Original Pencil maintainer Pascal Naidon drifted away from the project by 2009. At that time, the latest release was version 0.4.4, but there were newer, unpackaged updates in the Subversion source repository. Version 0.4.4 eventually started showing signs of bit-rot, however, particularly as newer versions of the Qt framework (against which Pencil is built) came out. Users of the application, however, have continued to maintain a community on the official site's discussion forum.
Understandably, there were never a ton of Pencil users, at least as compared to a general-purpose desktop application. But the dormant project picked up a dedicated follower when the Morevna Project, an open source anime movie project, adopted it for its workflow. Morevna's Konstatin Dmitriev began packaging his own fork of Pencil in late 2009, based on the latest official Subversion code. He added keybindings for commands, command-line options to integrate Pencil with Morevna's scripted rendering system, and fixed a number of bugs. Subsequently, he began adding new features as well, adding user-selectable frame rates, some new editing tools, and support for multiple-layer "onion skinning." Onion skinning in animation is the UI technique of overlaying several (usually translucent) frames onto the current drawing, so the animator can visualize motion. But there are also a lot of bug fixes in the Morevna fork that deal with audio/video import and export, since the team uses Pencil to generate fill-in sequences for unfinished shots. Since Morevna is a Linux-based effort, only Linux packages are available, and they are still built against Qt 4.6.

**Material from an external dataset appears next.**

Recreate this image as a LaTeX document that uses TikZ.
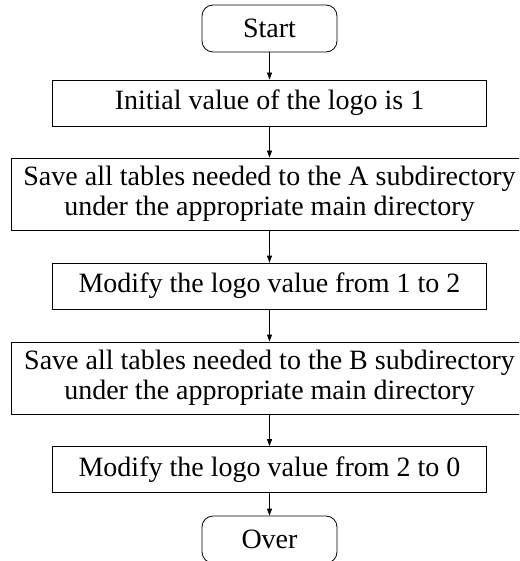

In contrast, the Pencil2D fork started by Chris Share eschewed new features and focused squarely on fixing up the abandoned Subversion code for all three major desktop OSes. Share's fork is hosted at SourceForge. One of the fixes he applied was updating the code for Qt 5, but that decision caused major problems when Qt 5 dropped support for pressure-sensitive Wacom pen tablets, which are a critical tool for animators. In early June 2013, Matt Chang started his own fork also at the Pencil2D site, using Qt 4.8.4. Whether Share's fork hit a brick wall with the Qt 5 port or has simply stagnated for other reasons, Chang's is still active, to the point where he has posted a roadmap on the Pencil2D forum and is taking feature suggestions. Chang has only released binaries for Windows, but he believes the code will run on Linux and OS X as well, and maintains it for all three.
Both of the forks at Pencil2D headed off on their own, rather than working with Dmitriev's Morevna fork. More to the point, Chang's roadmap includes a different set of drawing tools and a separate implementation of function keybindings. Luckily, the two forks' editing tool additions do not conflict; Morevna's adds a "duplicate this frame" button and adds controls for moving layers, while Chang's include object transformations and canvas rotation.
In contrast to the other Pencil forks, the Institute for New Media Art Technology (Numediart) at the University of Mons took its fork in an entirely different direction as part of its "Eye-nimation" project. Eye-nimation is used to produce stop-motion animation. Numediart's Thierry Ravet integrated support for importing images directly from a USB video camera into Pencil, where the images can be traced or otherwise edited. It uses the OpenCV library to grab live input from the camera, and adds image filters to reduce the input to black and white (bi-level, not grayscale) and smooth out pixelation artifacts. Ravet spoke about the project at Libre Graphics Meeting in April. The work is cross-platform, although it is built on top of an earlier release of the original Pencil code, 0.4.3.
As if three concurrent forks were not enough, many Linux distributions still package the final official release from the original project, 0.4.4. And there are several independent Pencil users who maintain their own builds of the unreleased Subversion code, some of which refer to it as version 0.5.
On the off chance that one might lose count, the total currently stands at five versions of Pencil: the final release from the original maintainer (0.4.4), the unreleased Subversion update, the Morevna fork, Chang's Pencil2D fork, and Numediart's Eye-nimation. The situation is a source of frustration for fans of the program, but how to resolve it is still quite up in the air. Dmitriev maintains the Morevna fork for utilitarian reasons (to get things done for Morevna); his preference is to work on Synfig and he does not have time to devote to maintaining Pencil in the long run, too. Chang does seem interested in working on Pencil and in maintaining his fork as open project that is accessible to outside contributors.
But combining the efforts could be a substantial headache. The Morevna fork is considerably further along, but Chang has already refactored his fork enough that merging the two (in either direction) would be non-trivial, to say the least. And it is not clear whether the Eye-nimation feature set is something that other Pencil users want; Dmitriev expressed some interest in it in his post-LGM blog report, though he was concerned that Numediart had not based its work on the Morevna fork.
The primary competition for Pencil is the prospect that cell-animation support will get added to another program. Krita has a Google Summer of Code (GSoC) student working on the feature (in addition to the partial support already added), while Dmitriev said in a private email that he hopes one day to implement cell-animation features in Synfig. If either effort bears fruit, that would be a positive development, but in the near term news of something like a GSoC project can sap energy from existing efforts, yet still might ultimately fall short.
It is a fairly common problem in the free software community for a well-liked project to fizzle out because the maintainers can no longer spend the time required to develop it and no one else steps up. It is rarer for multiple parties to independently take up the mantle and produce competing derivatives—especially in an obscure niche like traditional animation software. But when that does happen, the surplus energy, if it remains divided, can still end up doing little to revitalize a project that many users want to see make a return.